School of English
Module manager: Dr Richard Salmon
Email: r.salmon@leeds.ac.uk
Taught: Semester 2 (Jan to Jun) View Timetable
Year running 2022/23
ENGL3351 | Forming Victorian Fiction |
ENGL3875 | Victorian Modernity: Literature and Politics in the 1840s |
ENGL3875 & ENGL3351
This module is not approved as a discovery module
The module aims to examine the development of the novel during the early-Victorian period. Focussing primarily on the decade of the 1840s, it traces the emergence of some of the most distinctive and influential forms of Victorian fiction, including the serialized novel, realist fiction (so-called 'industrial' or 'social-problem' novels), the bildungsroman (novel of education) and related forms of auto/biographical fiction, and the gothic romance. The module also considers the first generation of Victorian novelists in terms of their transitional significance as post-Romantic writers.
The module will provide students with a detailed understanding of the emergence of the Victorian novel as a literary form, encompassing a variety of genres. It will also provide an extensive knowledge of the early-Victorian period (1830s to 1850s), both in terms of its major literary concerns and its relation to earlier and later periods of the nineteenth century.
- Skills for effective communication, oral and written.
- Capacity to analyse and critically examine diverse forms of discourse.
- Ability to acquire quantities of complex information of diverse kinds in a structured and systematic way.
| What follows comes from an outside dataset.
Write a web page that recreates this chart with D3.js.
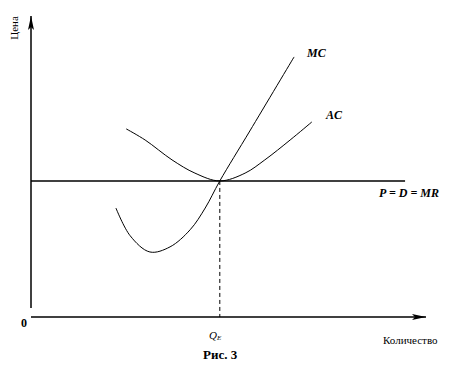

- Capacity for independent thought and judgement.
- Critical reasoning.
- Research skills, including information retrieval skills, the organisation of material, and the evaluation of its importance.
- IT skills.
- Time management and organisational skills.
- Independent learning.
This module explores the development of the novel and other forms of prose fiction during the early-Victorian period (c.1837-1855). Focussing primarily on the 1840s, one of the richest and most innovative decades in the history of the English novel, the module traces the emergence of distinctive and influential modes of Victorian fiction, such as serialized narrative, social realism, the historical novel, and gothic fiction. It considers the expansion of print culture and the literary market during the mid-nineteenth century, and the diversity of new fictional genres to which this led. The module also situates the first generation of Victorian novelists (including such writers as Dickens, Gaskell, Thackeray, and the Brontës) within a broader historical context, where issues to be discussed include the representation of urban and rural environments, the natural and the supernatural, critiques of commerce and capitalism, class and gender politics, and the representation of the self.
Delivery type | Number | Length hours | Student hours |
---|---|---|---|
Lectures | 5 | 1 | 5 |
Seminar | 10 | 1 | 10 |
Private study hours | 185 | ||
Total Contact hours | 15 | ||
Total hours (100hr per 10 credits) | 200 |
Private study time will be focussed on reading primary and secondary material to prepare for seminars (a secondary reading list is provided in addition to the list of set texts) and the required assessment.
- Seminar contribution.
- Feedback on unassessed essay.
Assessment type | Notes | % of formal assessment |
---|---|---|
Essay | 4000 words (including quotations and footnotes). One unassessed essay of 1000 words is required which may include an extended plan for the assessed essay. This does not form part of the assessment for this module, but is a requirement and MUST be submitted. Students who fail to submit the unassessed essay will be awarded a maximum mark of 40 for the module (a bare Pass). | 100 |
Total percentage (Assessment Coursework) | 100 |
One unassessed essay of 1000 words is required which may include an extended plan for the assessed essay. This does not form part of the assessment for this module, but is a requirement and MUST be submitted. Students who fail to submit the unassessed essay will be awarded a maximum mark of 40 for the module (a bare Pass).